I particularly liked the chapter on fiction, which rehearses the many argument against fiction as 'lying', and the counter-arguments in favour of it. The neat thing about this line of critical approach is that if a regular novel (about, say, a social worker living in Hackney) is 'a lie', then an SF novel (about a religious messiah on a desert planet) is doubly a lie: not only because Hackney 'actually' exists where Arrakis doesn't, but because Sf predicatively prioritizes the fictive: the mainstream novel is fiction; SF is a fortiori fiction. This also has an inside-the-tent-pissing-out aspect to it: Hard SF purists, instead of embracing this fictionality, attempt to reintegrate the genre back in the mainstream by insisting it adhere to 'actual' Science. To them, as to those who knock SF from the outside, I would repeat Wilde's "The Decay of Lying" dialogue, which Adams quotes several times, in which 'Vivian argues that nature fails to accomplish what art does and ... goes on to condemn "careless habits of acciracy". His conclusion is that "Lying, the telling of beautiful untrue things, is the proper aim of Art".'  We need more of that in the genre.

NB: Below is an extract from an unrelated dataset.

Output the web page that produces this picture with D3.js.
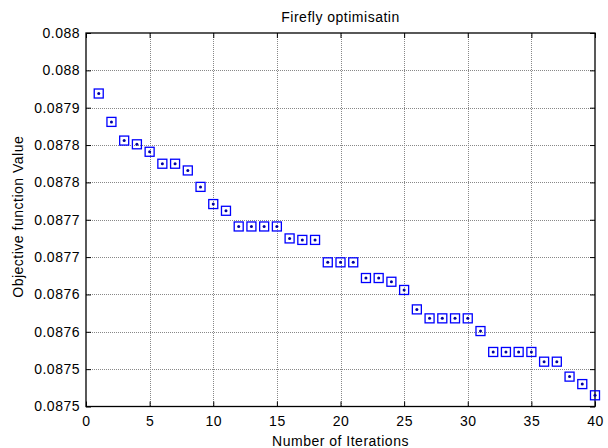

*Structuralist approaches to SF overwhelmingly dominate the secondary literature about the genre, I suppose because people have this wrong-headed but fixed idea that SF is all about 'science', or 'the scientific mindset', or 'taxonomy' or something. Although patently it is not so. Or perhaps the ubiquity of Structuralism reflects the fact that it is easy to do, and so appeals to the many amateur critics who have been drawn to this field: I mean that it makes a virtue of wide reading, and tickles the pattern-recognition node in the brain, to line up your collection of thousands of space operas and separate them into neat little piles dependent upon the gender of the main protagonist, or the colour of the books' spines, or whether the author was over six feet tall, between 5'5" and 6', or under 5'5" and so on.
There are some other aspects to my maggotting, or nascent, Aesthetics of SF about which I am a little less sure, but which will probably find their way in. One of these is a sense that the preeminence of SF's 'epiphanies' (those moments of sense-of-wonder Sublime, those transcendings of reality, and rational signification) also entails a preeminence of laughter, as a physical response that similarly breaks through rational cognition into a place of glorious jouissance; such that Douglas Adams seems to me as significant, or possibly more significant, a writer of SF in the 80s than William Gibson. But this could equally be me projecting my own personal crotchets onto the genre.
It's also worth noting that I may never get around to this project; since, despite the fact that I'd quite like to write it, it's possible that publishers, and readers, would have no interest in it.